After as memorable a market move as yesterday’s (made all the more memorable by the lack of such days over the past half decade), I would love to be able to write that you have nothing to be worried about. Many other bloggers have written as much and they’re right to do so. Despite the fireworks, nothing much has changed. If you were completely comfortable owning stocks on Monday you should be completely comfortable owning stocks today.
I’m comfortable with the stocks I own. I just wouldn’t be comfortable owning a representative sample of the overall market. I wouldn’t be comfortable owning the Dow or the S&P; 500, because they are trading at uncomfortable valuations.
I started this blog on Christmas Eve 2005 intending to publish a quarterly newsletter. After just two quarters, I had to close up shop for a very simple reason. During the third quarter of 2006, the trickle of good ideas slowed to the point where there was no longer something worth printing every quarter.
This blog is free. You can come and skim it as you like when you like. It’s a nice, casual arrangement that lets me write about interesting stocks without feeling like I’m holding any particular stock out as the absolute best opportunity of the moment. I’ve taken advantage of that – in fact, you may have noticed that during the second half of 2006 my posts on individual companies tended to end with more ambivalent conclusions. There’s a simple explanation: it has become much harder to find stocks I can write about with conviction.

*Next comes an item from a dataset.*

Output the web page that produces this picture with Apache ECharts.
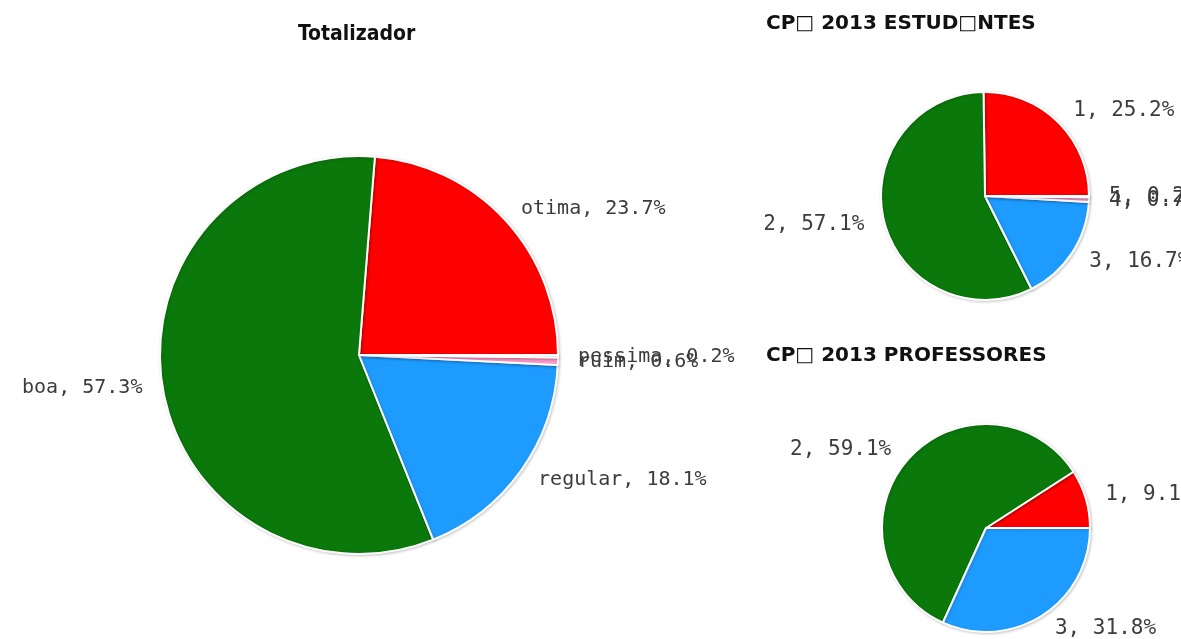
<!DOCTYPE html>
<html>
<head>
<meta charset="utf-8">
<script src="https://cdn.jsdelivr.net/npm/echarts@6/dist/echarts.min.js"></script>
<style>
html,body{margin:0;padding:0;background:#fff;width:1181px;height:639px;overflow:hidden;}
#left{position:absolute;left:0;top:0;width:765px;height:639px;}
#right{position:absolute;left:765px;top:0;width:416px;height:639px;overflow:hidden;}
</style>
</head>
<body>
<div id="left"></div>
<div id="right"></div>
<script>
// ---- data ----
const totalTitle = 'Totalizador';
const totalNames = ['otima', 'boa', 'regular', 'ruim', 'pessima'];
const totalValues = [23.7, 57.3, 18.1, 0.6, 0.2];

const estTitle = 'CP\u25A1 2013 ESTUD\u25A1NTES';
const estNames = ['1', '2', '3', '4', '5'];
const estValues = [25.2, 57.1, 16.7, 0.7, 0.2];

const profTitle = 'CP\u25A1 2013 PROFESSORES';
const profNames = ['1', '2', '3'];
const profValues = [9.1, 59.1, 31.8];

const sliceColors = ['#ff0000', '#0b780b', '#1e9bff', '#ff99cc', '#ffd0ea'];

function toData(names, values) {
  return names.map((n, i) => ({ name: n, value: values[i] }));
}

function pieSeries(names, values, center, radius, fontSize) {
  return {
    type: 'pie',
    center: center,
    radius: radius,
    startAngle: 0,
    clockwise: false,
    avoidLabelOverlap: false,
    minShowLabelAngle: 0,
    silent: true,
    data: toData(names, values),
    color: sliceColors,
    itemStyle: {
      borderColor: '#ffffff',
      borderWidth: 2,
      shadowColor: 'rgba(0,0,0,0.18)',
      shadowBlur: 3,
      shadowOffsetX: 1,
      shadowOffsetY: 1
    },
    label: {
      show: true,
      position: 'outside',
      formatter: p => p.name + ', ' + p.value.toFixed(1) + '%',
      fontFamily: "'DejaVu Sans Mono', 'Liberation Mono', monospace",
      fontSize: fontSize,
      color: '#3c3c3c',
      width: 260,
      overflow: 'none',
      distanceToLabelLine: 4
    },
    labelLine: { show: false, length: 16, length2: 0 },
    labelLayout: { hideOverlap: false },
    emphasis: { disabled: true }
  };
}

const left = echarts.init(document.getElementById('left'), null, { renderer: 'canvas' });
left.setOption({
  animation: false,
  backgroundColor: '#ffffff',
  title: [{
    text: totalTitle,
    left: 298,
    top: 24,
    padding: 0,
    textStyle: {
      fontFamily: "'DejaVu Sans Condensed', 'Liberation Sans Narrow', 'DejaVu Sans'",
      fontWeight: 'bold',
      fontSize: 21,
      color: '#111'
    }
  }],
  series: [pieSeries(totalNames, totalValues, [359, 355], 199, 20)]
});

const right = echarts.init(document.getElementById('right'), null, { renderer: 'canvas' });
right.setOption({
  animation: false,
  backgroundColor: '#ffffff',
  title: [{
    text: estTitle,
    left: 1,
    top: 14,
    padding: 0,
    textStyle: { fontFamily: "'DejaVu Sans', sans-serif", fontWeight: 'bold', fontSize: 20, color: '#111' }
  }, {
    text: profTitle,
    left: 1,
    top: 346,
    padding: 0,
    textStyle: { fontFamily: "'DejaVu Sans', sans-serif", fontWeight: 'bold', fontSize: 20, color: '#111' }
  }],
  series: [
    pieSeries(estNames, estValues, [220, 196], 104, 21),
    pieSeries(profNames, profValues, [221, 528], 104, 21)
  ]
});
</script>
</body>
</html>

At the end of last year, I started writing about the market in general. I presented my thoughts in a roundabout way through a series of posts on normalized P/E ratios. The most important of these posts was the one entitled “In Defense of Extraordinary Claims” which concluded with these words:
Stocks are not inherently attractive; they have often been attractive, because they have often been cheap. The great returns of the 20th century occurred under special circumstances – namely, low normalized P/E ratios. Today’s normalized P/E ratios are much, much higher. In other words, the special circumstances that allowed for great returns in equities during the 20th century no longer exist.
So, don’t use historical returns as a frame of reference when thinking about future returns – and do lower your expectations!
The long-term earnings growth rate of such a large group of big businesses simply can’t be all that fast. We can argue over whether earnings can grow 9% in any given year, but we know they won’t grow 9% in the long-run. That was the point behind my normalized P/E series. The idea that buying in at these levels will provide you with the kind of historical returns seen during the 20th century is absurd.